Is a URANIUM implosion nuke possible?

Not that I hope or plan to build one myself, or anything.

But I am curious…all the implosion fission bombs I’ve heard of use Plutonium for nuclear “fuel.” But is it possible to use Uranium for the same purpose? And, if so, why isn’t it done? Too impractical? Not efficient enough? Too expensive, by weight?

Well, thanks for your (extreme) patience,
Ranchoth

To make a nuke go off, you want to create a supercriticality. Not just a critical mass, but 2-3 critical masses.

Problem is, in going from less than critical to 3 times critical, you have to pass through 1.1 times critical, 1.5 times critical etc. At which point your nuke can blow itself apart with the force of a feeble few pounds of TNT before it even really gets going. That’s called predetonation, or a “fizzle”.

The insertion time is the SMALL time interval that you have to arrange your sub-critical assembly into a supercritical assembly without it predetonating. Uranium has a much bigger insertion time than plutonium, so you can get away with the gun-type assembly used in the Hiroshima bomb with uranium. A gun type plutonium bomb would pre-detonate.

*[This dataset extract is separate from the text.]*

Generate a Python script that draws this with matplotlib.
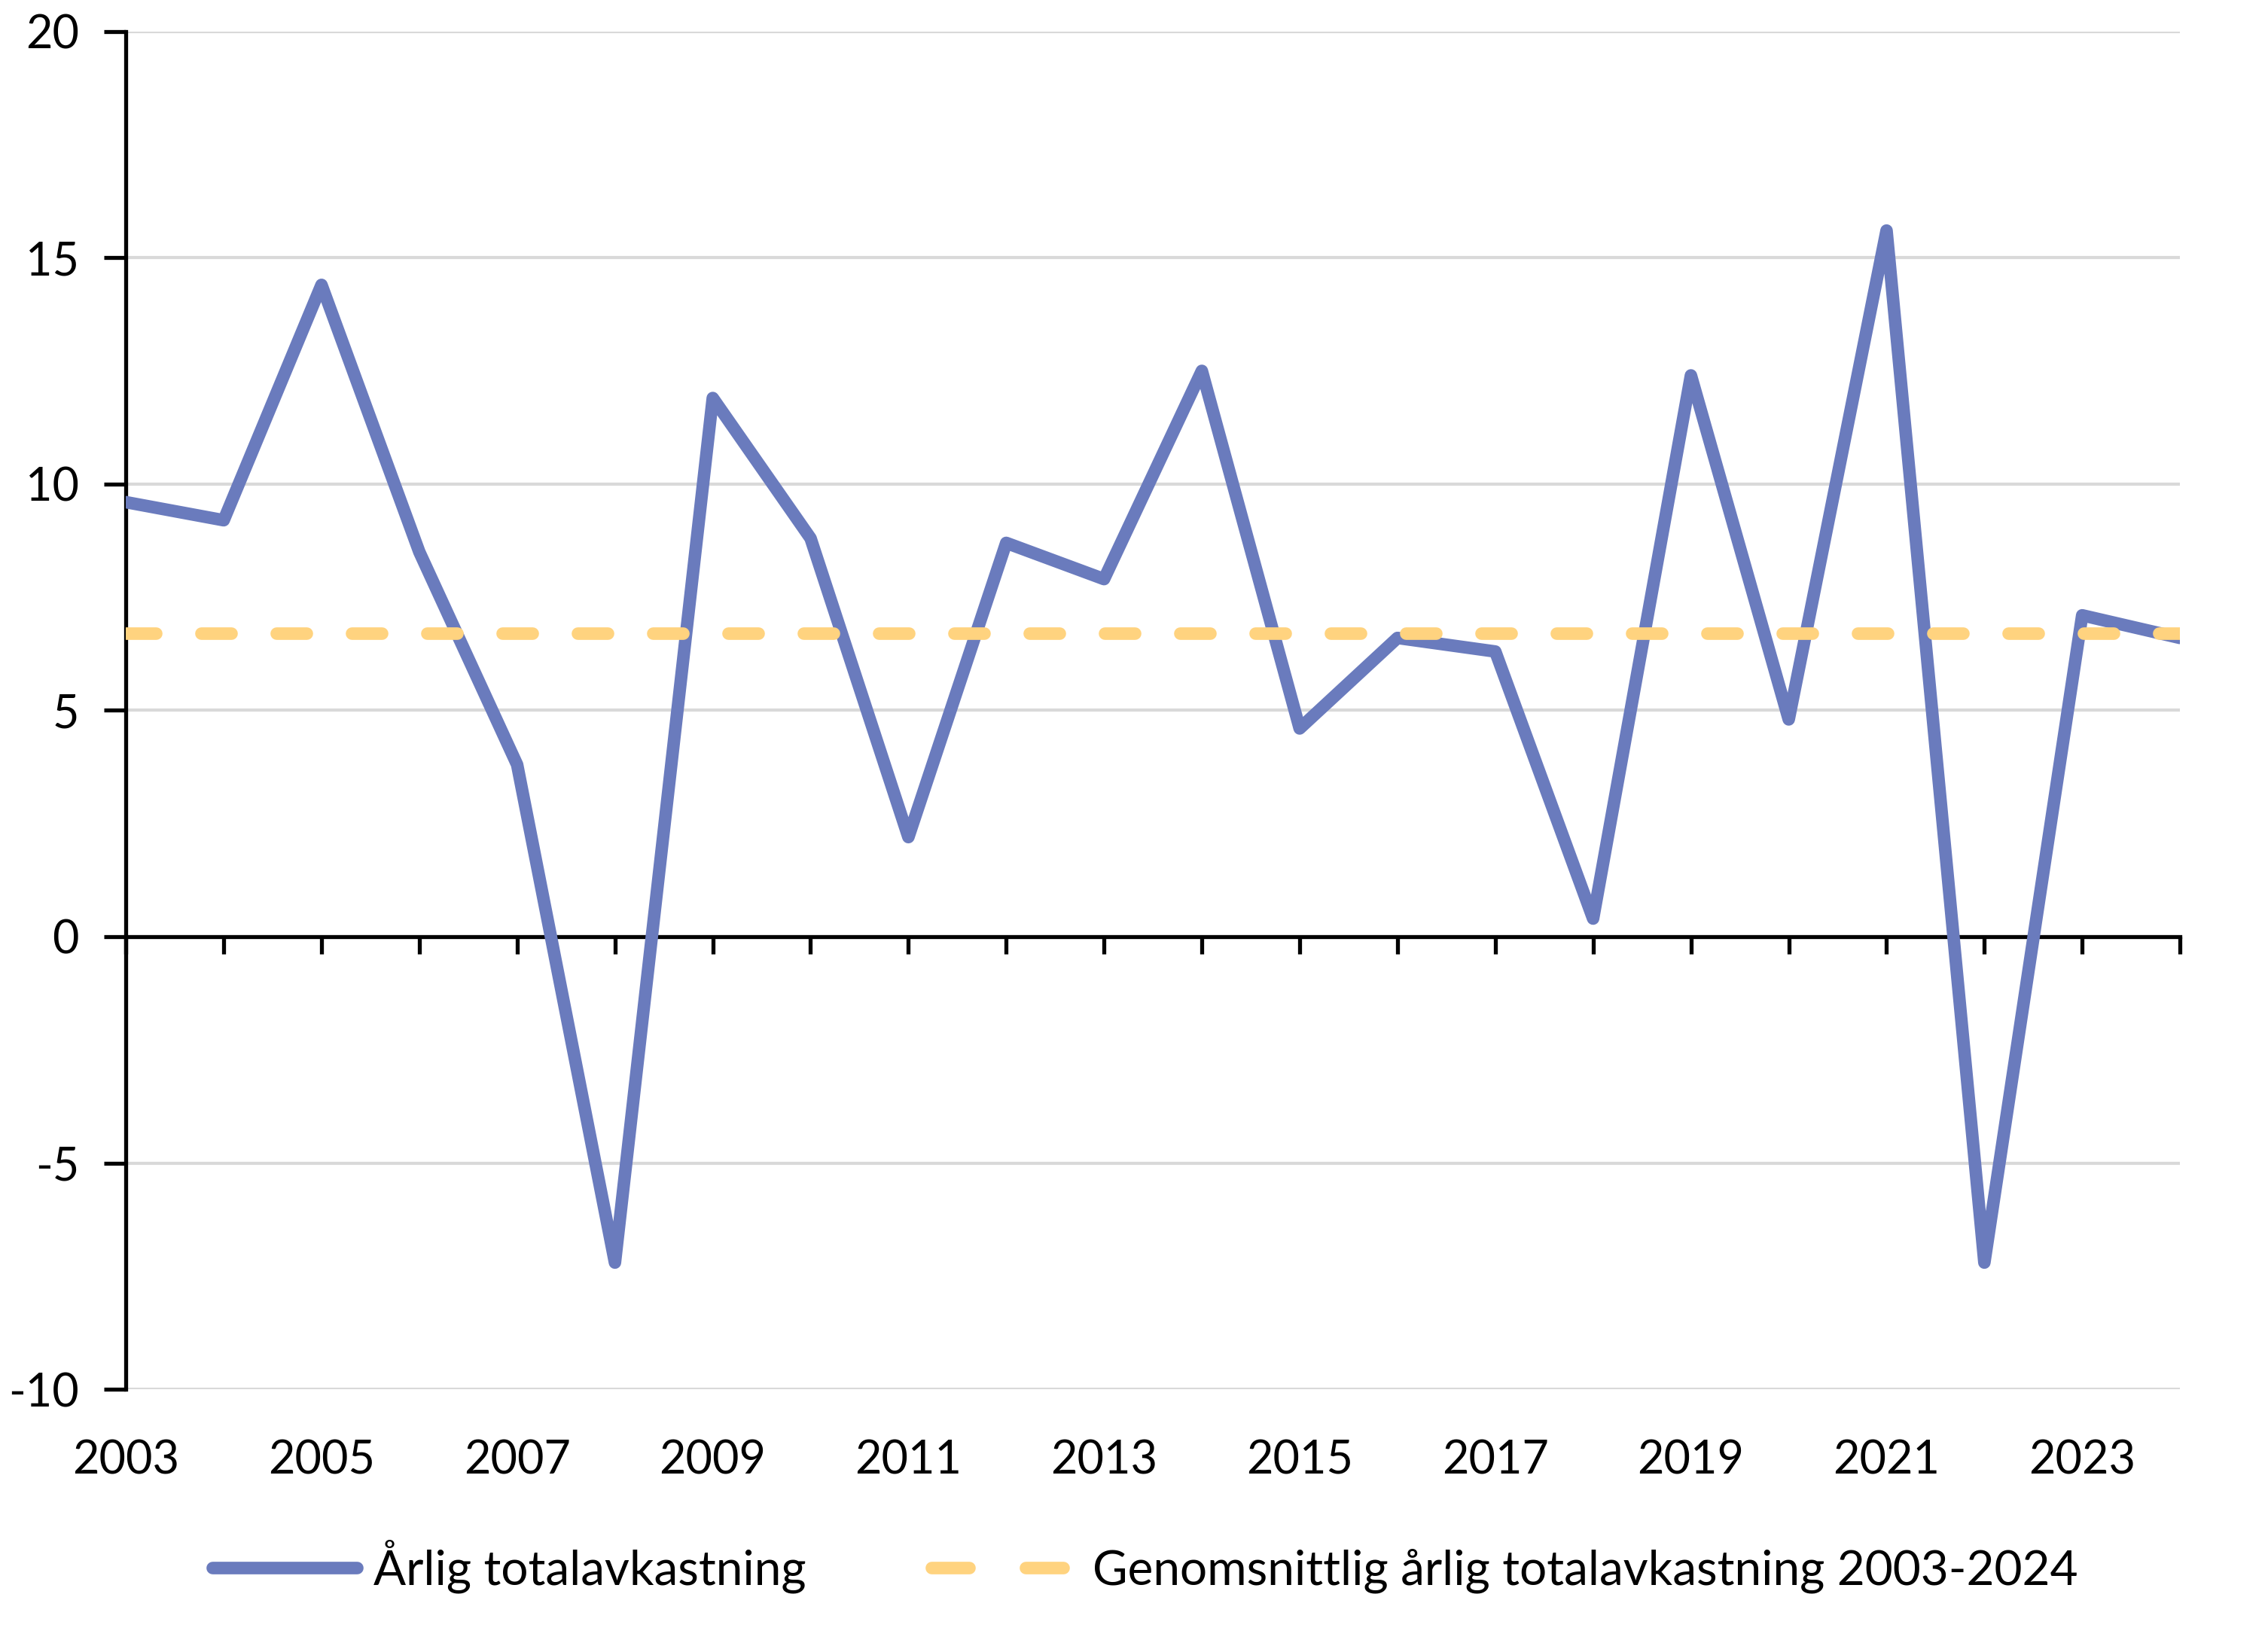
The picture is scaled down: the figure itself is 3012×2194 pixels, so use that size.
import matplotlib
matplotlib.use('Agg')
import matplotlib.pyplot as plt
from matplotlib.lines import Line2D

plt.rcParams.update({'font.family': ['Lato', 'DejaVu Sans'], 'font.size': 22,
                     'axes.unicode_minus': False})

years = list(range(2003, 2025))
annual_return = [9.6, 9.2, 14.4, 8.5, 3.8, -7.2, 11.9, 8.8, 2.2, 8.7, 7.9,
                 12.5, 4.6, 6.6, 6.3, 0.4, 12.4, 4.8, 15.6, -7.2, 7.1, 6.6]
avg_return = 6.7
label_years = years[::2]
y_ticks = [-10, -5, 0, 5, 10, 15, 20]
series_labels = ['Årlig totalavkastning', 'Genomsnittlig årlig totalavkastning 2003-2024']

blue = '#6A7BBD'
yellow = '#FFD37F'

fig = plt.figure(figsize=(15.06, 10.97), dpi=200)
ax = fig.add_axes([0.0555, 0.159, 0.9057, 0.822])

l1, = ax.plot(years, annual_return, color=blue, lw=6, solid_joinstyle='round',
              solid_capstyle='round', zorder=3, label=series_labels[0])
ax.plot(years, [avg_return] * len(years), color=yellow, lw=6, dashes=(2.4, 3.6),
        dash_capstyle='round', zorder=4)

ax.set_xlim(2003, 2024)
ax.set_ylim(-10, 20)
ax.set_yticks(y_ticks)
ax.yaxis.grid(True, color='#D9D9D9', lw=1.5)
ax.set_axisbelow(True)

for s in ['top', 'right']:
    ax.spines[s].set_visible(False)
ax.spines['bottom'].set_position(('data', 0))
ax.spines['bottom'].set_linewidth(1.9)
ax.spines['left'].set_linewidth(1.9)

ax.set_xticks(years)
ax.tick_params(axis='x', direction='out', length=8.3, width=1.9, labelbottom=False)
ax.tick_params(axis='y', direction='out', length=10.4, width=1.9, pad=12)

sec = ax.secondary_xaxis(0)
sec.set_xticks(label_years)
sec.spines['bottom'].set_visible(False)
sec.tick_params(length=0, pad=24)

# legend proxy so the handle shows two whole dashes
l2 = Line2D([], [], color=yellow, lw=6, dashes=(3.0, 4.5), dash_capstyle='round')

fig.legend([l1, l2], series_labels, loc='center', bbox_to_anchor=(0.505, 0.052), ncol=2,
           frameon=False, fontsize=23, handlelength=3.0, handletextpad=0.35, columnspacing=2.6)

fig.savefig('out.png', dpi=200, facecolor='white')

With plutonium, you have to use an implosion assembly. With uranium, you can use an implosion assembly, and it would get you a bigger bang for the amount of uranium used. But AFAIK nobody makes or uses uranium nukes any more - enriching it to weapons grade is so hideously difficult and slow and expensive. Instead, people use plutonium because it’s easier to manufacture and it has a smaller critical mass. The old non-implosion uranium bombs are antiques.

Well, I was going to post that the “Fat Man” bomb dropped on Nagasaki was an implosion type (as opposed to “Little Boy’s” gun type) but a quick google turned up that Fat Man used Plutonium. I could’ve swore both were Uranium nukes.

It’s probably an efficiency choice. An implosion type bomb is more complicated, since the timing is more crucial. You have to get the explosive charges around the nuclear fuel to go off just right to squeeze the mass into a critical density. So you’d probably only use this type of bomb when you had to. If you’re going to use Uranium, it’s simpler to just use the gun type for the reasons matt laid out.

Concur with previous posters. Just wanted to add that an implosion configuration can get you a higher degree of supercriticality and thus a higher yield. A gun-type device is limited to just over 2x critical mass …

Absolutely. As a matter of fact, the seventh nuke ever detonated was one of these- the Yoke test of Operation Sandstone in 1948 (Eniewetok Atoll). The sixth test was a composite plutonium/uranium core as well.

http://nuclearweaponarchive.org/Usa/Tests/Sandston.html

The funny thing is that at the time, plutonium was harder to come by than enriched U-235, so that’s why they went to it.